Saturday, September 1, 2012

Society Explained

I was complimented recently for my website update two months ago. One of the things was that the artwork had some simplicity. That was the goal. I get way too cluttered in life and it is nice to simplify things to get at the core elements. The question was then, what in the world does that green and black thing mean?

I talked about it briefly two years ago, but I didn't go into detail, so most people probably didn't get it. So I decided I would try again.

First of all, there is a lot of white space, that represents the resources available to the world and the world society or biosphere. That is everyone, you, me, and your dog. Those are all of the non-stake holders in the society. That is me relevant to the recent Wisconsin recall election. I'm not in the state anymore.
Society Explained
It is my thought of how societies operate and exist. Take for example, Rome, Greece, the Anasazi, Easter Island, mining boom, bust towns, and the like. This was actually before I read the book Collapse by Jared Diamond. The rectangle of the black and green represents the resources available to the society. In the imaginary example of an oil mining community this represents the oil available. The green represents how the resource can be consumed sustainably. For example, if it takes 40 years before a stand of trees is ready to be harvested then the logger would be wise to never cut more than 1/40th of his property in a given year. Perhaps 1/45th or 1/50th might even be better to account for possible droughts or infestations.

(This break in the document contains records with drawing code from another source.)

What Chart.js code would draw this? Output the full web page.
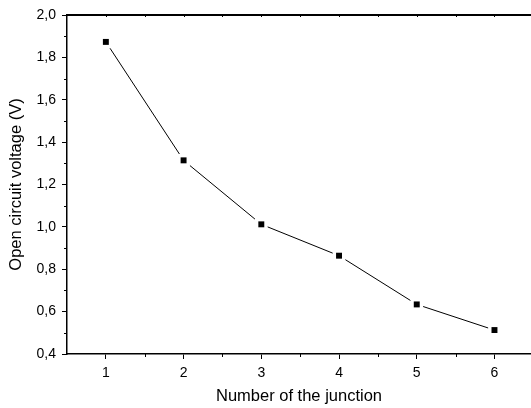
<!DOCTYPE html>
<html>
<head>
<meta charset="utf-8">
<script src="https://cdn.jsdelivr.net/npm/chart.js@4"></script>
<style>
html,body{margin:0;padding:0;background:#fff;overflow:hidden;}
canvas{display:block;}
</style>
</head>
<body>
<canvas id="chart" width="531" height="408"></canvas>
<script>
// data
const junctions = [1, 2, 3, 4, 5, 6];
const voltage = [1.873, 1.314, 1.012, 0.864, 0.634, 0.513];
const yTicks = [0.4, 0.6, 0.8, 1.0, 1.2, 1.4, 1.6, 1.8, 2.0];

const points = junctions.map((x, i) => ({x: x, y: voltage[i]}));

// minor ticks and top frame, Origin style
const frame = {
    id: 'frame',
    afterDraw(chart){
        const ctx = chart.ctx;
        const xs = chart.scales.x;
        const ys = chart.scales.y;
        const a = chart.chartArea;
        ctx.save();
        ctx.strokeStyle = '#000';
        ctx.lineWidth = 1;
        ctx.beginPath();
        // x minor ticks
        for(let v = 1.5; v < 6.5; v += 1){
            let px = Math.round(xs.getPixelForValue(v)) + 0.5;
            ctx.moveTo(px, a.bottom);
            ctx.lineTo(px, a.bottom + 3);
        }
        // top ticks
        for(let v = 1; v < 6.5; v += 0.5){
            let px = Math.round(xs.getPixelForValue(v)) + 0.5;
            ctx.moveTo(px, a.top);
            ctx.lineTo(px, a.top + 2);
        }
        // y minor ticks
        for(let v = 0.5; v < 2.0; v += 0.2){
            let py = Math.round(ys.getPixelForValue(v)) + 0.5;
            ctx.moveTo(a.left, py);
            ctx.lineTo(a.left - 3, py);
        }
        ctx.stroke();
        ctx.lineWidth = 2;
        ctx.beginPath();
        ctx.moveTo(a.left, a.top);
        ctx.lineTo(chart.width, a.top);
        ctx.stroke();
        ctx.restore();
    }
};

new Chart(document.getElementById('chart'), {
    type: 'scatter',
    data: {
        datasets: [
            {
                // black markers on top
                data: points,
                showLine: false,
                pointStyle: 'rect',
                pointRadius: 4.2,
                pointBackgroundColor: '#000',
                pointBorderWidth: 0
            },
            {
                // line with white halo round each point
                data: points,
                showLine: true,
                borderColor: '#000',
                borderWidth: 1,
                pointStyle: 'rect',
                pointRadius: 9,
                pointBackgroundColor: '#fff',
                pointBorderWidth: 0
            }
        ]
    },
    options: {
        responsive: false,
        animation: false,
        layout: {autoPadding: false, padding: {top: 15, right: 0, left: 0, bottom: 0}},
        plugins: {legend: {display: false}, tooltip: {enabled: false}},
        scales: {
            x: {
                type: 'linear',
                min: 0.5,
                max: 6.47,
                afterBuildTicks: s => { s.ticks = junctions.map(v => ({value: v})); },
                afterFit: s => { s.height = 54; s.paddingLeft = 0; s.paddingRight = 0; },
                grid: {drawOnChartArea: false, tickLength: 5, color: '#000', tickWidth: 1},
                border: {color: '#000', width: 1.5},
                ticks: {
                    color: '#000',
                    padding: 6,
                    font: {family: 'Liberation Sans, Arial', size: 14}
                },
                title: {
                    display: true,
                    text: 'Number of the junction',
                    color: '#000',
                    padding: {top: 0, bottom: 2},
                    font: {family: 'Liberation Sans, Arial', size: 16.5}
                }
            },
            y: {
                min: 0.4,
                max: 2.0,
                afterBuildTicks: s => { s.ticks = yTicks.map(v => ({value: v})); },
                afterFit: s => { s.width = 67; },
                grid: {drawOnChartArea: false, tickLength: 5, color: '#000', tickWidth: 1},
                border: {color: '#000', width: 1.5},
                ticks: {
                    color: '#000',
                    padding: 6,
                    font: {family: 'Liberation Sans, Arial', size: 14},
                    callback: v => v.toFixed(1).replace('.', ',')
                },
                title: {
                    display: true,
                    text: 'Open circuit voltage (V)',
                    color: '#000',
                    padding: {top: 7, bottom: 0},
                    font: {family: 'Liberation Sans, Arial', size: 16.5}
                }
            }
        }
    },
    plugins: [frame]
});
</script>
</body>
</html>
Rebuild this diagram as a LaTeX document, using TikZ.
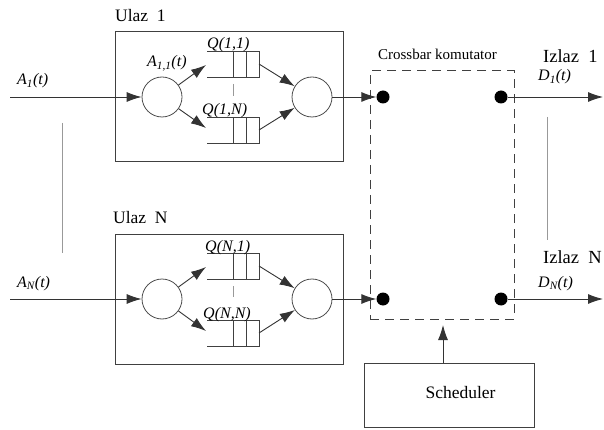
\documentclass[tikz,border=0pt]{standalone}
\usepackage{fontspec}
\setmainfont{Liberation Serif}
\usetikzlibrary{arrows.meta}
\begin{document}
\begin{tikzpicture}[x=1pt,y=-1pt,
  ln/.style={draw=black!80,line width=0.9pt},
  arr/.style={ln,-{Latex[length=15pt,width=10pt]}},
  ring/.style={circle,draw=black!70,line width=0.8pt,minimum size=40pt,inner sep=0pt},
  dotnode/.style={circle,fill=black,minimum size=13pt,inner sep=0pt},
  thinline/.style={draw=black!40,line width=0.6pt},
  qline/.style={draw=black!75,line width=0.9pt},
  ubox/.style={draw=black!75,line width=1pt,minimum width=228pt,minimum height=130pt,inner sep=0pt},
  lab/.style={font=\fontsize{16}{16}\selectfont\itshape,inner sep=0pt,anchor=base west},
  big/.style={font=\fontsize{17.5}{17.5}\selectfont,inner sep=0pt,anchor=base west},
  bigger/.style={font=\fontsize{18.5}{18.5}\selectfont,inner sep=0pt,anchor=base west},
  pics/queue/.style={code={
    \draw[qline] (0,0) -- (52,0) -- (52,26) -- (0,26);
    \draw[qline] (26,0) -- (26,26) (39,0) -- (39,26);
  }}
]
\useasboundingbox (0,0) rectangle (604,430);

% ---------- input blocks ----------
\node[ubox] (u1box) at (229,97) {};
\node[ubox] (uNbox) at (229,299) {};
\node[big] (u1lab) at (115,22) {Ulaz\ \ 1};
\node[big] (uNlab) at (113,223) {Ulaz\ \ N};

% circles
\node[ring] (in1) at (162,97) {};
\node[ring] (out1) at (312,97) {};
\node[ring] (inN) at (162,299) {};
\node[ring] (outN) at (312,299) {};

% queues
\pic at (207,51) {queue};
\pic at (207,117) {queue};
\pic at (207,253) {queue};
\pic at (207,320) {queue};

\coordinate (q11i) at (206,65);
\coordinate (q1Ni) at (206,128);
\coordinate (qN1i) at (206,267);
\coordinate (qNNi) at (206,331);
\coordinate (q11o) at (259,64);
\coordinate (q1No) at (259,130);
\coordinate (qN1o) at (259,266);
\coordinate (qNNo) at (259,333);

\draw[arr] (in1) -- (q11i);
\draw[arr] (in1) -- (q1Ni);
\draw[arr] (inN) -- (qN1i);
\draw[arr] (inN) -- (qNNi);
\draw[arr] (q11o) -- (out1);
\draw[arr] (q1No) -- (out1);
\draw[arr] (qN1o) -- (outN);
\draw[arr] (qNNo) -- (outN);

% small ticks between queues
\draw[thinline] (233,84) -- (233,96);
\draw[thinline] (233,286) -- (233,297);

% queue labels
\node[lab] (l11) at (207,49) {Q(1,1)};
\node[lab] (l1N) at (202,115) {Q(1,N)};
\node[lab] (lN1) at (205,251) {Q(N,1)};
\node[lab] (lNN) at (203,318) {Q(N,N)};
\node[lab] (a11) at (147,67) {A\textsubscript{1,1}(t)};

% inputs
\coordinate (a1s) at (10,97);
\coordinate (aNs) at (10,299);
\draw[arr] (a1s) -- (in1);
\draw[arr] (aNs) -- (inN);
\node[lab] (a1lab) at (17,85) {A\textsubscript{1}(t)};
\node[lab] (aNlab) at (17,287) {A\textsubscript{N}(t)};

% ---------- crossbar ----------
\node[draw=black!75,line width=1pt,dash pattern=on 9pt off 6pt,minimum width=144pt,minimum height=248pt,inner sep=0pt] (xbar) at (442,195) {};
\node[font=\fontsize{15}{15}\selectfont,inner sep=0pt] (xlab) at (437.5,54) {Crossbar komutator};

\node[dotnode] (d1L) at (383,97) {};
\node[dotnode] (d1R) at (501,97) {};
\node[dotnode] (dNL) at (383,299) {};
\node[dotnode] (dNR) at (501,299) {};

\draw[arr] (out1) -- (d1L);
\draw[arr] (outN) -- (dNL);

\coordinate (o1) at (603,97);
\coordinate (oN) at (603,299);
\draw[arr] (d1R) -- (o1);
\draw[arr] (dNR) -- (oN);

\node[bigger] (iz1) at (543,63) {Izlaz\ \ 1};
\node[bigger] (izN) at (543,263) {Izlaz\ \ N};
\node[lab] (d1lab) at (538,81) {D\textsubscript{1}(t)};
\node[lab] (dNlab) at (538,287) {D\textsubscript{N}(t)};

% ---------- scheduler ----------
\node[draw=black!75,line width=1pt,minimum width=170pt,minimum height=64pt,inner sep=0pt] (sched) at (449,395) {};
\node[font=\fontsize{17.5}{17.5}\selectfont,inner sep=0pt] (schedlab) at (460.5,393) {Scheduler};
\coordinate (sa) at (443,325);
\draw[arr] (sa |- sched.north) -- (sa);

% ---------- vertical guide lines ----------
\draw[thinline] (62,123) -- (62,253);
\draw[thinline] (547,117) -- (547,240);
\end{tikzpicture}
\end{document}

The black represents unsustainable resource consumption. The logger who decides to cut 1/10th of his land a few years in a row. It is taking more out than is replenished.

The theory is that at some point, which we may not know, a society switches from sustainable resource usage to unsustainable resource usage. Ultimately, the line is a fine line. 2,629,103 barrels of oil might be acceptable while 2,629,104 barrels is too much. I don't think oil is a great example because as I understand it, we only have a limited amount and it is created slowly. So we are well into the black.

The point is that societies fail and resource consumption seems to often be a driving factor. For example, La Paz, Arizona. Grew, extracted gold, and disappeared. I feel the model I theorize for resource use and overuse is applicable to most societies. The question then is where do we stand for all of our resources?